• _Work to do_:
Return each line of the records with nothing changed, pictures excepted.

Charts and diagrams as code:
☆ ☆ ☆ ☆

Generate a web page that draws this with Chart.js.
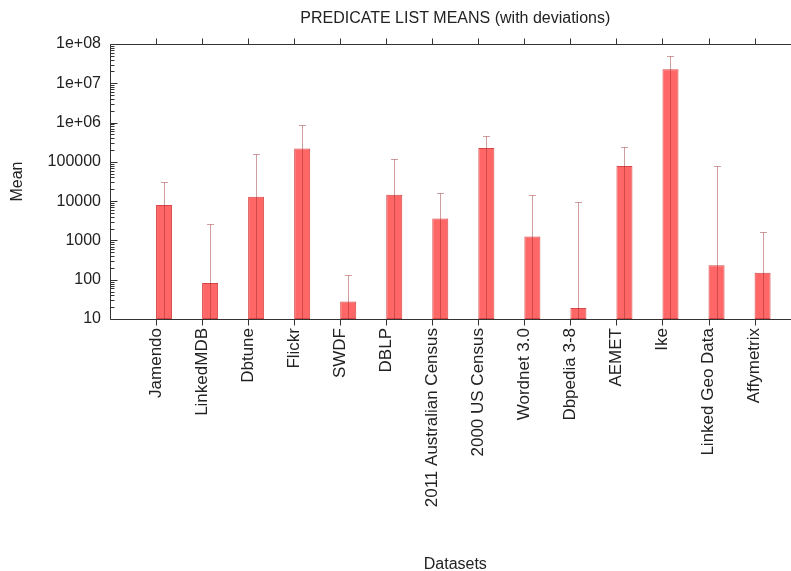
<!DOCTYPE html>
<html>
<head>
<meta charset="utf-8">
<script src="https://cdn.jsdelivr.net/npm/chart.js@4/dist/chart.umd.min.js"></script>
<style>
  html, body { margin: 0; padding: 0; background: #fff; overflow: hidden; }
  #wrap { width: 830px; height: 571px; }
</style>
</head>
<body>
<div id="wrap"><canvas id="c" width="830" height="571"></canvas></div>
<script>
// ---- data ----
const categories = ["Jamendo", "LinkedMDB", "Dbtune", "Flickr", "SWDF", "DBLP",
  "2011 Australian Census", "2000 US Census", "Wordnet 3.0", "Dbpedia 3-8",
  "AEMET", "Ike", "Linked Geo Data", "Affymetrix"];
const means = [8000, 82, 13000, 220000, 28, 14500, 3600, 225000, 1250, 19,
  78000, 22600000, 235, 150];
const deviations = [23000, 2500, 143000, 630000, 105, 103500, 12400, 225000,
  12750, 9480, 162000, 27400000, 77765, 1490];
const yTickValues = [10, 100, 1000, 10000, 100000, 1000000, 10000000, 100000000];
const chartTitle = "PREDICATE LIST MEANS (with deviations)";
const xTitle = "Datasets";
const yTitle = "Mean";

// axis labels padded by one empty slot at each end (gnuplot-style range)
const labels = [""].concat(categories, [""]);
const barData = [null].concat(means, [null]);
const devData = [null].concat(deviations, [null]);
const spacerData = labels.map(() => null);

const FONT = "'Liberation Sans', Arial, Helvetica, sans-serif";
const TEXT = "#222";
const AXIS = "#333";

function fmtTick(v) {
  const k = Math.round(Math.log10(v));
  if (k >= 6) return "1e+" + (k < 10 ? "0" + k : k);
  return String(v);
}

const errorBars = {
  id: "errorBars",
  afterDatasetsDraw(chart) {
    const { ctx, chartArea: a, scales: { y } } = chart;
    const meta = chart.getDatasetMeta(1);
    ctx.save();
    ctx.beginPath();
    ctx.rect(a.left, a.top, a.right - a.left, a.bottom - a.top);
    ctx.clip();
    ctx.strokeStyle = "rgba(150,40,40,0.45)";
    ctx.lineWidth = 1;
    meta.data.forEach((bar, i) => {
      if (barData[i] == null) return;
      const top = y.getPixelForValue(barData[i] + devData[i]);
      const lo = Math.max(barData[i] - devData[i], 1e-3);
      const bot = Math.min(y.getPixelForValue(lo), a.bottom + 5);
      const cx = Math.round(bar.x) + 0.5;
      const ty = Math.round(top) + 0.5;
      ctx.beginPath();
      ctx.moveTo(cx, bot);
      ctx.lineTo(cx, ty);
      ctx.moveTo(cx - 3.5, ty);
      ctx.lineTo(cx + 3.5, ty);
      ctx.stroke();
    });
    ctx.restore();
  },
  afterDraw(chart) {
    const { ctx, chartArea: a, scales: { x, y } } = chart;
    const L = Math.round(a.left) + 0.5, R = Math.round(a.right) + 0.5;
    const T = Math.round(a.top) + 0.5, B = Math.round(a.bottom) + 0.5;
    ctx.save();
    ctx.strokeStyle = AXIS;
    ctx.lineWidth = 1;
    ctx.beginPath();
    ctx.rect(L, T, R - L, B - T);
    // y ticks (inward, both sides)
    yTickValues.forEach(v => {
      const py = Math.round(y.getPixelForValue(v)) + 0.5;
      ctx.moveTo(L, py); ctx.lineTo(L + 7, py);
      ctx.moveTo(R, py); ctx.lineTo(R - 7, py);
    });
    for (let i = 0; i < yTickValues.length - 1; i++) {
      for (let m = 2; m <= 9; m++) {
        const py = Math.round(y.getPixelForValue(yTickValues[i] * m)) + 0.5;
        ctx.moveTo(L, py); ctx.lineTo(L + 4, py);
        ctx.moveTo(R, py); ctx.lineTo(R - 4, py);
      }
    }
    // x ticks (outward, bottom and top)
    categories.forEach((c, i) => {
      const px = Math.round(x.getPixelForValue(i + 1)) + 0.5;
      ctx.moveTo(px, B); ctx.lineTo(px, B + 6);
      ctx.moveTo(px, T); ctx.lineTo(px, T - 6);
    });
    ctx.stroke();
    ctx.restore();
  }
};

new Chart(document.getElementById("c"), {
  type: "bar",
  data: {
    labels: labels,
    datasets: [
      { label: "spacer", data: spacerData, backgroundColor: "rgba(0,0,0,0)", borderWidth: 0 },
      {
        label: "Mean",
        data: barData,
        backgroundColor: "rgb(255,102,102)",
        borderColor: "rgb(215,70,70)",
        borderWidth: 1,
        borderSkipped: false
      }
    ]
  },
  options: {
    responsive: false,
    animation: false,
    devicePixelRatio: 1,
    categoryPercentage: 0.696,
    barPercentage: 1,
    layout: { padding: { left: 0, right: 29, top: 0, bottom: 0 } },
    plugins: {
      legend: { display: false },
      tooltip: { enabled: false },
      title: {
        display: true,
        text: chartTitle,
        fullSize: false,
        color: TEXT,
        font: { family: FONT, size: 16, weight: "normal" },
        padding: { top: 9.4, bottom: 15.4 }
      }
    },
    scales: {
      x: {
        type: "category",
        offset: false,
        grid: { display: false, drawTicks: false, offset: false },
        border: { display: false },
        ticks: {
          autoSkip: false,
          maxRotation: 90,
          minRotation: 90,
          padding: 9,
          color: TEXT,
          font: { family: FONT, size: 17 }
        },
        title: {
          display: true,
          text: xTitle,
          color: TEXT,
          font: { family: FONT, size: 16 },
          padding: { top: 0, bottom: -3 }
        },
        afterFit(scale) { scale.height = 252; }
      },
      y: {
        type: "logarithmic",
        min: 10,
        max: 100000000,
        grid: { display: false, drawTicks: false },
        border: { display: false },
        afterBuildTicks(scale) { scale.ticks = yTickValues.map(v => ({ value: v, major: true })); },
        ticks: {
          padding: 9,
          color: TEXT,
          font: { family: FONT, size: 16 },
          callback: (v) => fmtTick(v)
        },
        title: {
          display: true,
          text: yTitle,
          color: TEXT,
          font: { family: FONT, size: 16 },
          padding: { top: 8, bottom: 0 }
        },
        afterFit(scale) { scale.width = 110; }
      }
    }
  },
  plugins: [errorBars]
});
</script>
</body>
</html>
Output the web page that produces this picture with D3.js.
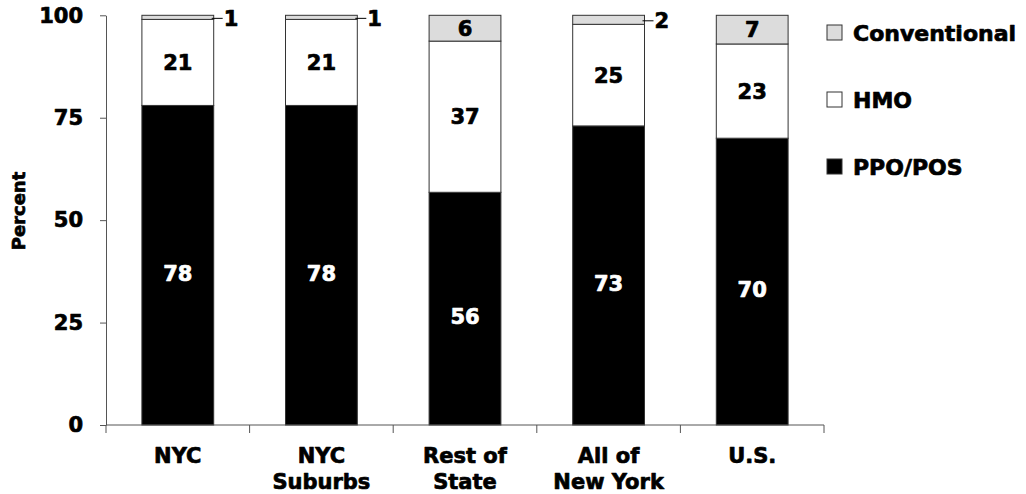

☆ ☆ ☆ ☆

• _Finished exercise_:
Generate a web page that draws this with Chart.js.
<!DOCTYPE html>
<html>
<head>
<meta charset="utf-8">
<script src="https://cdn.jsdelivr.net/npm/chart.js@4/dist/chart.umd.min.js"></script>
<style>
  html, body { margin: 0; padding: 0; background: #fff; overflow: hidden; }
  #wrap { width: 830px; height: 571px; }
</style>
</head>
<body>
<div id="wrap"><canvas id="c" width="830" height="571"></canvas></div>
<script>
// ---- data ----
const categories = ["Jamendo", "LinkedMDB", "Dbtune", "Flickr", "SWDF", "DBLP",
  "2011 Australian Census", "2000 US Census", "Wordnet 3.0", "Dbpedia 3-8",
  "AEMET", "Ike", "Linked Geo Data", "Affymetrix"];
const means = [8000, 82, 13000, 220000, 28, 14500, 3600, 225000, 1250, 19,
  78000, 22600000, 235, 150];
const deviations = [23000, 2500, 143000, 630000, 105, 103500, 12400, 225000,
  12750, 9480, 162000, 27400000, 77765, 1490];
const yTickValues = [10, 100, 1000, 10000, 100000, 1000000, 10000000, 100000000];
const chartTitle = "PREDICATE LIST MEANS (with deviations)";
const xTitle = "Datasets";
const yTitle = "Mean";

// axis labels padded by one empty slot at each end (gnuplot-style range)
const labels = [""].concat(categories, [""]);
const barData = [null].concat(means, [null]);
const devData = [null].concat(deviations, [null]);
const spacerData = labels.map(() => null);

const FONT = "'Liberation Sans', Arial, Helvetica, sans-serif";
const TEXT = "#222";
const AXIS = "#333";

function fmtTick(v) {
  const k = Math.round(Math.log10(v));
  if (k >= 6) return "1e+" + (k < 10 ? "0" + k : k);
  return String(v);
}

const errorBars = {
  id: "errorBars",
  afterDatasetsDraw(chart) {
    const { ctx, chartArea: a, scales: { y } } = chart;
    const meta = chart.getDatasetMeta(1);
    ctx.save();
    ctx.beginPath();
    ctx.rect(a.left, a.top, a.right - a.left, a.bottom - a.top);
    ctx.clip();
    ctx.strokeStyle = "rgba(150,40,40,0.45)";
    ctx.lineWidth = 1;
    meta.data.forEach((bar, i) => {
      if (barData[i] == null) return;
      const top = y.getPixelForValue(barData[i] + devData[i]);
      const lo = Math.max(barData[i] - devData[i], 1e-3);
      const bot = Math.min(y.getPixelForValue(lo), a.bottom + 5);
      const cx = Math.round(bar.x) + 0.5;
      const ty = Math.round(top) + 0.5;
      ctx.beginPath();
      ctx.moveTo(cx, bot);
      ctx.lineTo(cx, ty);
      ctx.moveTo(cx - 3.5, ty);
      ctx.lineTo(cx + 3.5, ty);
      ctx.stroke();
    });
    ctx.restore();
  },
  afterDraw(chart) {
    const { ctx, chartArea: a, scales: { x, y } } = chart;
    const L = Math.round(a.left) + 0.5, R = Math.round(a.right) + 0.5;
    const T = Math.round(a.top) + 0.5, B = Math.round(a.bottom) + 0.5;
    ctx.save();
    ctx.strokeStyle = AXIS;
    ctx.lineWidth = 1;
    ctx.beginPath();
    ctx.rect(L, T, R - L, B - T);
    // y ticks (inward, both sides)
    yTickValues.forEach(v => {
      const py = Math.round(y.getPixelForValue(v)) + 0.5;
      ctx.moveTo(L, py); ctx.lineTo(L + 7, py);
      ctx.moveTo(R, py); ctx.lineTo(R - 7, py);
    });
    for (let i = 0; i < yTickValues.length - 1; i++) {
      for (let m = 2; m <= 9; m++) {
        const py = Math.round(y.getPixelForValue(yTickValues[i] * m)) + 0.5;
        ctx.moveTo(L, py); ctx.lineTo(L + 4, py);
        ctx.moveTo(R, py); ctx.lineTo(R - 4, py);
      }
    }
    // x ticks (outward, bottom and top)
    categories.forEach((c, i) => {
      const px = Math.round(x.getPixelForValue(i + 1)) + 0.5;
      ctx.moveTo(px, B); ctx.lineTo(px, B + 6);
      ctx.moveTo(px, T); ctx.lineTo(px, T - 6);
    });
    ctx.stroke();
    ctx.restore();
  }
};

new Chart(document.getElementById("c"), {
  type: "bar",
  data: {
    labels: labels,
    datasets: [
      { label: "spacer", data: spacerData, backgroundColor: "rgba(0,0,0,0)", borderWidth: 0 },
      {
        label: "Mean",
        data: barData,
        backgroundColor: "rgb(255,102,102)",
        borderColor: "rgb(215,70,70)",
        borderWidth: 1,
        borderSkipped: false
      }
    ]
  },
  options: {
    responsive: false,
    animation: false,
    devicePixelRatio: 1,
    categoryPercentage: 0.696,
    barPercentage: 1,
    layout: { padding: { left: 0, right: 29, top: 0, bottom: 0 } },
    plugins: {
      legend: { display: false },
      tooltip: { enabled: false },
      title: {
        display: true,
        text: chartTitle,
        fullSize: false,
        color: TEXT,
        font: { family: FONT, size: 16, weight: "normal" },
        padding: { top: 9.4, bottom: 15.4 }
      }
    },
    scales: {
      x: {
        type: "category",
        offset: false,
        grid: { display: false, drawTicks: false, offset: false },
        border: { display: false },
        ticks: {
          autoSkip: false,
          maxRotation: 90,
          minRotation: 90,
          padding: 9,
          color: TEXT,
          font: { family: FONT, size: 17 }
        },
        title: {
          display: true,
          text: xTitle,
          color: TEXT,
          font: { family: FONT, size: 16 },
          padding: { top: 0, bottom: -3 }
        },
        afterFit(scale) { scale.height = 252; }
      },
      y: {
        type: "logarithmic",
        min: 10,
        max: 100000000,
        grid: { display: false, drawTicks: false },
        border: { display: false },
        afterBuildTicks(scale) { scale.ticks = yTickValues.map(v => ({ value: v, major: true })); },
        ticks: {
          padding: 9,
          color: TEXT,
          font: { family: FONT, size: 16 },
          callback: (v) => fmtTick(v)
        },
        title: {
          display: true,
          text: yTitle,
          color: TEXT,
          font: { family: FONT, size: 16 },
          padding: { top: 8, bottom: 0 }
        },
        afterFit(scale) { scale.width = 110; }
      }
    }
  },
  plugins: [errorBars]
});
</script>
</body>
</html>
Output the web page that produces this picture with D3.js.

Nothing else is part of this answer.